*Available data*:
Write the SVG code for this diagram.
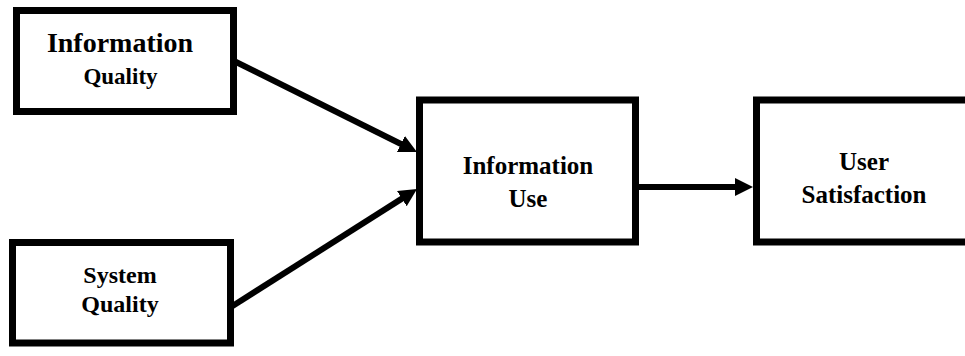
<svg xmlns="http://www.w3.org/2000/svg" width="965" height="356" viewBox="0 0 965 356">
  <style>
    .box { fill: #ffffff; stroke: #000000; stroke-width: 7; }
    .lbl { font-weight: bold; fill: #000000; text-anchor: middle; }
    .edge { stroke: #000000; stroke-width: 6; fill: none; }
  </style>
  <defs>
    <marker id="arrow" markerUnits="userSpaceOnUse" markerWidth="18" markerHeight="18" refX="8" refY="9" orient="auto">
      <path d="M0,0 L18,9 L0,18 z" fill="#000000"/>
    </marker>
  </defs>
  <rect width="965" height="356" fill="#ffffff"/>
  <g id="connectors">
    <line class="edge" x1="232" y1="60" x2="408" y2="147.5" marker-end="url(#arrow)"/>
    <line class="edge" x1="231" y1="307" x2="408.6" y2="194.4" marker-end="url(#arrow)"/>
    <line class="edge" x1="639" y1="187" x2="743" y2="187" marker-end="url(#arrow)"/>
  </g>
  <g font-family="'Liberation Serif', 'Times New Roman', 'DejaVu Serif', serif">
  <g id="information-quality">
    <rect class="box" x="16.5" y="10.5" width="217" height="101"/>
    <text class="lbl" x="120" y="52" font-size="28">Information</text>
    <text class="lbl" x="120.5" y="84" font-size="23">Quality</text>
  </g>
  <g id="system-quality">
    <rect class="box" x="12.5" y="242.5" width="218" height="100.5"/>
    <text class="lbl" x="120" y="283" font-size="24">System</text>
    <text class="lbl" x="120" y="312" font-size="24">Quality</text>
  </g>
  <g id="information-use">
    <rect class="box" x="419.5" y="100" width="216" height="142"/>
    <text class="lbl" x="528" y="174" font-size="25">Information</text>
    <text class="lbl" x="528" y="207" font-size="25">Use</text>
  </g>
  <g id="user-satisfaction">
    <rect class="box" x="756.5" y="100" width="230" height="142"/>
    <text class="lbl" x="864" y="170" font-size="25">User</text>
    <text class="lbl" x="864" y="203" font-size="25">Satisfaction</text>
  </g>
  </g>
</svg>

*Directions for this task*:
Write the lines above out again exactly, without any of their pictures.

*Solution to the exercise*:
Write the SVG code for this diagram.
<svg xmlns="http://www.w3.org/2000/svg" width="965" height="356" viewBox="0 0 965 356">
  <style>
    .box { fill: #ffffff; stroke: #000000; stroke-width: 7; }
    .lbl { font-weight: bold; fill: #000000; text-anchor: middle; }
    .edge { stroke: #000000; stroke-width: 6; fill: none; }
  </style>
  <defs>
    <marker id="arrow" markerUnits="userSpaceOnUse" markerWidth="18" markerHeight="18" refX="8" refY="9" orient="auto">
      <path d="M0,0 L18,9 L0,18 z" fill="#000000"/>
    </marker>
  </defs>
  <rect width="965" height="356" fill="#ffffff"/>
  <g id="connectors">
    <line class="edge" x1="232" y1="60" x2="408" y2="147.5" marker-end="url(#arrow)"/>
    <line class="edge" x1="231" y1="307" x2="408.6" y2="194.4" marker-end="url(#arrow)"/>
    <line class="edge" x1="639" y1="187" x2="743" y2="187" marker-end="url(#arrow)"/>
  </g>
  <g font-family="'Liberation Serif', 'Times New Roman', 'DejaVu Serif', serif">
  <g id="information-quality">
    <rect class="box" x="16.5" y="10.5" width="217" height="101"/>
    <text class="lbl" x="120" y="52" font-size="28">Information</text>
    <text class="lbl" x="120.5" y="84" font-size="23">Quality</text>
  </g>
  <g id="system-quality">
    <rect class="box" x="12.5" y="242.5" width="218" height="100.5"/>
    <text class="lbl" x="120" y="283" font-size="24">System</text>
    <text class="lbl" x="120" y="312" font-size="24">Quality</text>
  </g>
  <g id="information-use">
    <rect class="box" x="419.5" y="100" width="216" height="142"/>
    <text class="lbl" x="528" y="174" font-size="25">Information</text>
    <text class="lbl" x="528" y="207" font-size="25">Use</text>
  </g>
  <g id="user-satisfaction">
    <rect class="box" x="756.5" y="100" width="230" height="142"/>
    <text class="lbl" x="864" y="170" font-size="25">User</text>
    <text class="lbl" x="864" y="203" font-size="25">Satisfaction</text>
  </g>
  </g>
</svg>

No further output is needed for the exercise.